How do we make sense of Europe’s refugee crisis amid the relentless clamour of Euro-electioneering and a seemingly unending stream of media imagery that inures us to the human suffering and upheaval? Photographer Daniel Castro Garcia and graphic designer Thomas Saxby, who work under the collective pseudonym John Radcliffe Studio, offer one possible answer.
Foreigner: Migration into Europe 2015-2016 was created, they write, “in response to the imagery used in the media to discuss the issue of migration, which we felt was sensationalist, alarmist and was not giving people the time and consideration they deserved. We wanted to approach the subject from a calmer perspective, using medium format portrait photography as a means of meeting the people at the centre of the crisis face to face.”
To this end, the book’s visual narrative follows the refugee trails from Lampedusa, Italy’s most southerly island, through Sicily and on to Calais, and from Lesbos in Greece. Garcia and Saxby spent several months befriending individual refugees in Lampedusa, which, because of its proximity to Africa, is one of the main starting points of the current migration into Europe. They then spent six weeks in the winter of 2015 driving from Calais to Athens through Slovenia, Croatia, Serbia, and Macedonia, all the while making contact with people they had previously met.

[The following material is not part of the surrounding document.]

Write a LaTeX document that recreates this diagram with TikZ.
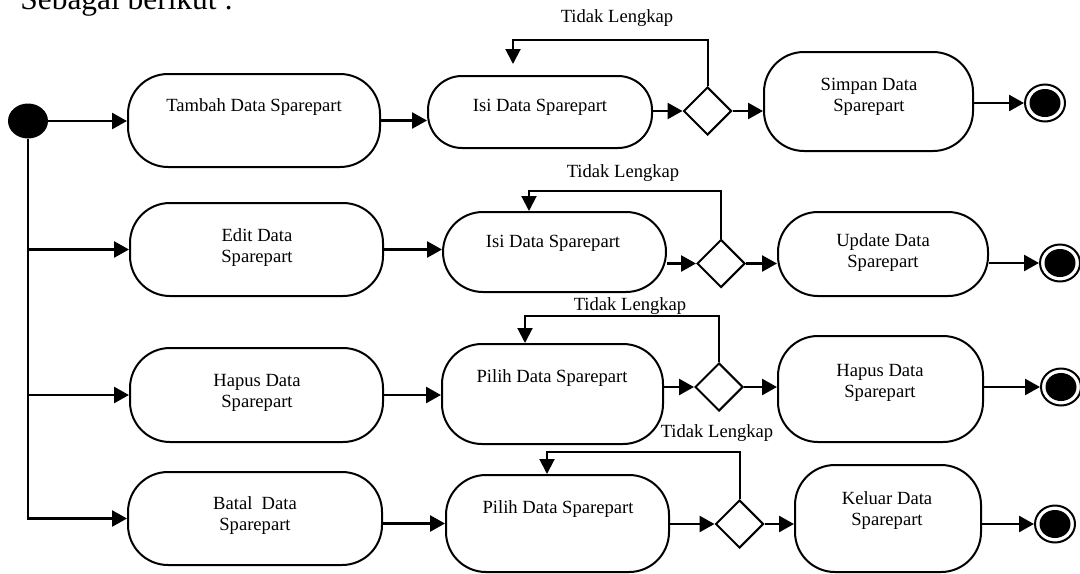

The photos they took on their journeys move between portraiture, close-hand observation and a kind of tentative reportage: young men play cards to while away the time in a camp, two children rest on blankets spread across tarpaulin groundsheets, fires burn next to makeshift tents beneath cold, grey skies. Often, the photographs are difficult to read – are the fires part of a protest or just a means of keeping warm? Are the items of clothing spread out on the dusty ground simply drying in the open air or do they symbolically denote something more ominous – the missing or the disappeared? There is something oddly surprising, too, in the group portraits of young men posing uncertainly for the camera, smiling and relaxed, not least because they fracture the dominant media narrative of chaos and suffering, of desperation and struggle. They humanise.
The book design reflects the narratives within: the cover is burgundy-coloured to resemble a European passport, but with the word “Foreigner” printed in gold. Inside, minimally drawn maps trace the journeys across borders, the points of entry that become holding zones.
The crisis, we are often reminded, is the biggest movement of people since the second world war and, in the main, it is a journey from chaos, through extreme danger, into limbo. One memorable image is of a young man standing on an otherwise deserted beach letting a handful of sand slip through his fingers and be carried away on the wind. It speaks of so much: fragility, isolation, determination, fate. Around him there are footprints in the sand, but they suggest someone walking uncertainly and without direction. It is that sort of book: thoughtful, suggestive, haunting and all too human.